■ Stated goal
Omit images. Retype all entries verbatim.

::::::::::

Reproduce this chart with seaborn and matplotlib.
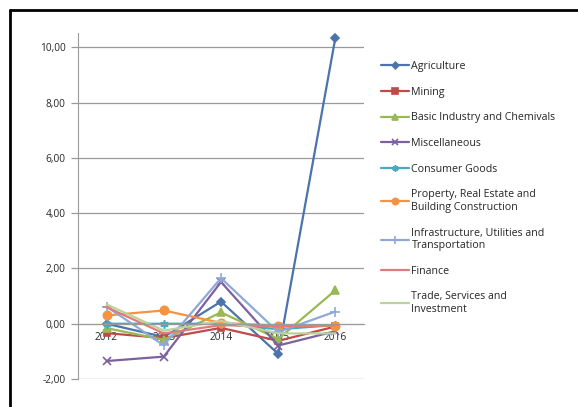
import numpy as np
import pandas as pd
import matplotlib
matplotlib.use("Agg")
import matplotlib.pyplot as plt
from matplotlib.lines import Line2D
from matplotlib.ticker import FuncFormatter
import seaborn as sns

years = [2012, 2013, 2014, 2015, 2016]
sectors = ["Agriculture", "Mining", "Basic Industry and Chemivals", "Miscellaneous",
           "Consumer Goods", "Property, Real Estate and\nBuilding Construction",
           "Infrastructure, Utilities and\nTransportation", "Finance",
           "Trade, Services and\nInvestment"]
agriculture = [0.00, -0.48, 0.80, -1.09, 10.35]
mining = [-0.34, -0.52, -0.15, -0.62, -0.10]
basic_industry = [-0.16, -0.58, 0.41, -0.55, 1.21]
miscellaneous = [-1.35, -1.19, 1.51, -0.79, -0.27]
consumer_goods = [0.00, 0.00, 0.00, -0.20, -0.05]
property_re = [0.30, 0.48, 0.03, -0.07, -0.07]
infrastructure = [0.62, -0.78, 1.65, -0.30, 0.44]
finance = [0.60, -0.35, -0.05, -0.10, -0.05]
trade = [0.70, -0.25, 0.10, -0.35, -0.35]

series = [agriculture, mining, basic_industry, miscellaneous, consumer_goods,
          property_re, infrastructure, finance, trade]
colors = ["#4A74AB", "#BE4B48", "#98B954", "#7D60A0", "#46AAC5",
          "#F69240", "#8EA9D8", "#E07B7B", "#B9D39B"]
markers = ["D", "s", "^", "x", (6, 2, 0), "o", "+", "_", ""]
msizes = [4.5, 5, 5.5, 6, 6, 6, 7, 6, 0]

sns.set_style("white")
plt.rcParams['font.family'] = ['Open Sans', 'DejaVu Sans']

fig = plt.figure(figsize=(5.78, 4.07), dpi=100)
ax = fig.add_axes([78/578, 1 - 379/407, (364 - 78)/578, (379 - 33)/407])

for name, vals, c, m, ms in zip(sectors, series, colors, markers, msizes):
    df = pd.DataFrame({"year": years, "value": vals})
    sns.lineplot(data=df, x="year", y="value", color=c, marker=m, markersize=ms,
                 mec=c, mfc=c, mew=1.2, lw=1.6, label=name, ax=ax)

ax.set_xlim(2011.5, 2016.5)
ax.set_ylim(-2, 10.52)
ax.set_yticks([-2, 0, 2, 4, 6, 8, 10])
ax.yaxis.set_major_formatter(FuncFormatter(lambda v, p: f"{v:.2f}".replace(".", ",")))
ax.set_xticks(years)
ax.set_xticklabels([str(y) for y in years])
ax.grid(True, axis="y", color="#9a9a9a", lw=0.9)
ax.set_axisbelow(True)
ax.set_xlabel("")
ax.set_ylabel("")

ax.spines['right'].set_color('none')
ax.spines['top'].set_color('none')
ax.spines['left'].set_color('#9a9a9a')
ax.spines['bottom'].set_position(('data', 0))
ax.spines['bottom'].set_color('#9a9a9a')
ax.tick_params(axis="y", direction="out", length=5, color="#9a9a9a", width=0.9,
               labelsize=7.3, pad=4, left=True)
ax.tick_params(axis="x", length=0, labelsize=7.3, pad=6)

ax.legend(loc="upper left", bbox_to_anchor=(381/578, 1 - 61/407),
          bbox_transform=fig.transFigure, frameon=False, fontsize=7.7,
          labelspacing=1.37, handlelength=2.6, handletextpad=0.25,
          markerscale=0.75, borderpad=0, borderaxespad=0)

# black frame on top and left
fig.add_artist(Line2D([10/578, 1], [1 - 10/407, 1 - 10/407], color="black", lw=2))
fig.add_artist(Line2D([10/578, 10/578], [0, 1 - 10/407], color="black", lw=2))

fig.savefig("out.png", dpi=100)
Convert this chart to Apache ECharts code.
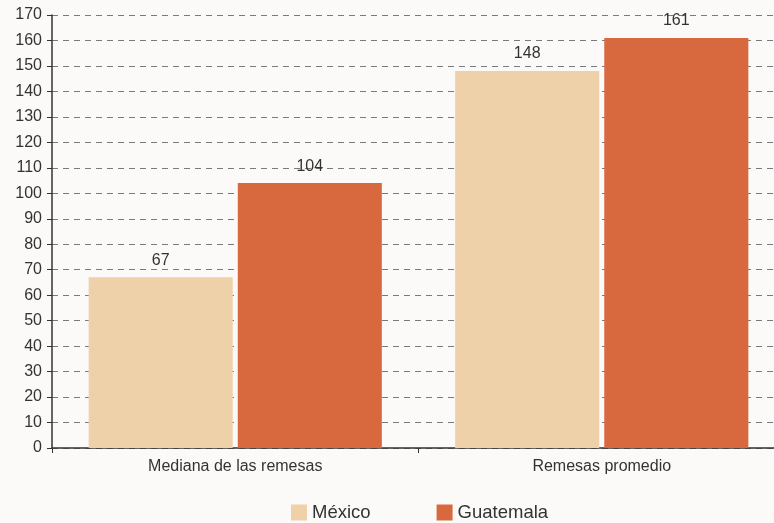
<!DOCTYPE html>
<html>
<head>
<meta charset="utf-8">
<script src="https://cdn.jsdelivr.net/npm/echarts@6/dist/echarts.min.js"></script>
<style>
  html, body { margin: 0; padding: 0; background: #fbfaf8; }
  #chart { width: 774px; height: 523px; }
</style>
</head>
<body>
<div id="chart"></div>
<script>
const categories = ['Mediana de las remesas', 'Remesas promedio'];
const mexico = [67, 148];
const guatemala = [104, 161];
const seriesNames = ['México', 'Guatemala'];

const chart = echarts.init(document.getElementById('chart'));

const labelStyle = {
  show: true,
  position: 'top',
  distance: 9,
  fontSize: 16,
  color: '#333',
  fontFamily: 'Liberation Sans, Arial, sans-serif'
};

let options = {
  backgroundColor: '#fbfaf8',
  textStyle: { fontFamily: 'Liberation Sans, Arial, sans-serif' },
  color: ['#eed1a9', '#d8683e'],
  legend: {
    data: seriesNames,
    top: 498,
    left: 286,
    itemWidth: 16,
    itemHeight: 16,
    itemGap: 66,
    icon: 'rect',
    textStyle: { fontSize: 18.5, color: '#333' }
  },
  grid: {
    left: 52,
    width: 733,
    top: 15,
    height: 433,
    outerBoundsMode: 'none'
  },
  xAxis: {
    type: 'category',
    data: categories,
    axisLine: { lineStyle: { color: '#333', width: 1.5 } },
    axisTick: { show: true, length: 5, lineStyle: { color: '#333' } },
    axisLabel: { fontSize: 16, color: '#333', margin: 11 }
  },
  yAxis: {
    type: 'value',
    min: 0,
    max: 170,
    interval: 10,
    axisLine: { show: true, lineStyle: { color: '#333', width: 1.5 } },
    axisTick: { show: true, length: 5, lineStyle: { color: '#333' } },
    axisLabel: { fontSize: 16, color: '#333', margin: 10 },
    splitLine: {
      show: true,
      lineStyle: { type: [6, 5], color: '#7a7a7a', width: 1 }
    }
  },
  series: [
    {
      name: seriesNames[0],
      type: 'bar',
      data: mexico,
      barCategoryGap: '20%',
      barGap: '3.5%',
      label: labelStyle
    },
    {
      name: seriesNames[1],
      type: 'bar',
      data: guatemala,
      barCategoryGap: '20%',
      barGap: '3.5%',
      label: labelStyle
    }
  ]
};

chart.setOption(options);
</script>
</body>
</html>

::::::::::

■ Task answer
Reproduce this chart with seaborn and matplotlib.
import numpy as np
import pandas as pd
import matplotlib
matplotlib.use("Agg")
import matplotlib.pyplot as plt
from matplotlib.lines import Line2D
from matplotlib.ticker import FuncFormatter
import seaborn as sns

years = [2012, 2013, 2014, 2015, 2016]
sectors = ["Agriculture", "Mining", "Basic Industry and Chemivals", "Miscellaneous",
           "Consumer Goods", "Property, Real Estate and\nBuilding Construction",
           "Infrastructure, Utilities and\nTransportation", "Finance",
           "Trade, Services and\nInvestment"]
agriculture = [0.00, -0.48, 0.80, -1.09, 10.35]
mining = [-0.34, -0.52, -0.15, -0.62, -0.10]
basic_industry = [-0.16, -0.58, 0.41, -0.55, 1.21]
miscellaneous = [-1.35, -1.19, 1.51, -0.79, -0.27]
consumer_goods = [0.00, 0.00, 0.00, -0.20, -0.05]
property_re = [0.30, 0.48, 0.03, -0.07, -0.07]
infrastructure = [0.62, -0.78, 1.65, -0.30, 0.44]
finance = [0.60, -0.35, -0.05, -0.10, -0.05]
trade = [0.70, -0.25, 0.10, -0.35, -0.35]

series = [agriculture, mining, basic_industry, miscellaneous, consumer_goods,
          property_re, infrastructure, finance, trade]
colors = ["#4A74AB", "#BE4B48", "#98B954", "#7D60A0", "#46AAC5",
          "#F69240", "#8EA9D8", "#E07B7B", "#B9D39B"]
markers = ["D", "s", "^", "x", (6, 2, 0), "o", "+", "_", ""]
msizes = [4.5, 5, 5.5, 6, 6, 6, 7, 6, 0]

sns.set_style("white")
plt.rcParams['font.family'] = ['Open Sans', 'DejaVu Sans']

fig = plt.figure(figsize=(5.78, 4.07), dpi=100)
ax = fig.add_axes([78/578, 1 - 379/407, (364 - 78)/578, (379 - 33)/407])

for name, vals, c, m, ms in zip(sectors, series, colors, markers, msizes):
    df = pd.DataFrame({"year": years, "value": vals})
    sns.lineplot(data=df, x="year", y="value", color=c, marker=m, markersize=ms,
                 mec=c, mfc=c, mew=1.2, lw=1.6, label=name, ax=ax)

ax.set_xlim(2011.5, 2016.5)
ax.set_ylim(-2, 10.52)
ax.set_yticks([-2, 0, 2, 4, 6, 8, 10])
ax.yaxis.set_major_formatter(FuncFormatter(lambda v, p: f"{v:.2f}".replace(".", ",")))
ax.set_xticks(years)
ax.set_xticklabels([str(y) for y in years])
ax.grid(True, axis="y", color="#9a9a9a", lw=0.9)
ax.set_axisbelow(True)
ax.set_xlabel("")
ax.set_ylabel("")

ax.spines['right'].set_color('none')
ax.spines['top'].set_color('none')
ax.spines['left'].set_color('#9a9a9a')
ax.spines['bottom'].set_position(('data', 0))
ax.spines['bottom'].set_color('#9a9a9a')
ax.tick_params(axis="y", direction="out", length=5, color="#9a9a9a", width=0.9,
               labelsize=7.3, pad=4, left=True)
ax.tick_params(axis="x", length=0, labelsize=7.3, pad=6)

ax.legend(loc="upper left", bbox_to_anchor=(381/578, 1 - 61/407),
          bbox_transform=fig.transFigure, frameon=False, fontsize=7.7,
          labelspacing=1.37, handlelength=2.6, handletextpad=0.25,
          markerscale=0.75, borderpad=0, borderaxespad=0)

# black frame on top and left
fig.add_artist(Line2D([10/578, 1], [1 - 10/407, 1 - 10/407], color="black", lw=2))
fig.add_artist(Line2D([10/578, 10/578], [0, 1 - 10/407], color="black", lw=2))

fig.savefig("out.png", dpi=100)
Convert this chart to Apache ECharts code.
<!DOCTYPE html>
<html>
<head>
<meta charset="utf-8">
<script src="https://cdn.jsdelivr.net/npm/echarts@6/dist/echarts.min.js"></script>
<style>
  html, body { margin: 0; padding: 0; background: #fbfaf8; }
  #chart { width: 774px; height: 523px; }
</style>
</head>
<body>
<div id="chart"></div>
<script>
const categories = ['Mediana de las remesas', 'Remesas promedio'];
const mexico = [67, 148];
const guatemala = [104, 161];
const seriesNames = ['México', 'Guatemala'];

const chart = echarts.init(document.getElementById('chart'));

const labelStyle = {
  show: true,
  position: 'top',
  distance: 9,
  fontSize: 16,
  color: '#333',
  fontFamily: 'Liberation Sans, Arial, sans-serif'
};

let options = {
  backgroundColor: '#fbfaf8',
  textStyle: { fontFamily: 'Liberation Sans, Arial, sans-serif' },
  color: ['#eed1a9', '#d8683e'],
  legend: {
    data: seriesNames,
    top: 498,
    left: 286,
    itemWidth: 16,
    itemHeight: 16,
    itemGap: 66,
    icon: 'rect',
    textStyle: { fontSize: 18.5, color: '#333' }
  },
  grid: {
    left: 52,
    width: 733,
    top: 15,
    height: 433,
    outerBoundsMode: 'none'
  },
  xAxis: {
    type: 'category',
    data: categories,
    axisLine: { lineStyle: { color: '#333', width: 1.5 } },
    axisTick: { show: true, length: 5, lineStyle: { color: '#333' } },
    axisLabel: { fontSize: 16, color: '#333', margin: 11 }
  },
  yAxis: {
    type: 'value',
    min: 0,
    max: 170,
    interval: 10,
    axisLine: { show: true, lineStyle: { color: '#333', width: 1.5 } },
    axisTick: { show: true, length: 5, lineStyle: { color: '#333' } },
    axisLabel: { fontSize: 16, color: '#333', margin: 10 },
    splitLine: {
      show: true,
      lineStyle: { type: [6, 5], color: '#7a7a7a', width: 1 }
    }
  },
  series: [
    {
      name: seriesNames[0],
      type: 'bar',
      data: mexico,
      barCategoryGap: '20%',
      barGap: '3.5%',
      label: labelStyle
    },
    {
      name: seriesNames[1],
      type: 'bar',
      data: guatemala,
      barCategoryGap: '20%',
      barGap: '3.5%',
      label: labelStyle
    }
  ]
};

chart.setOption(options);
</script>
</body>
</html>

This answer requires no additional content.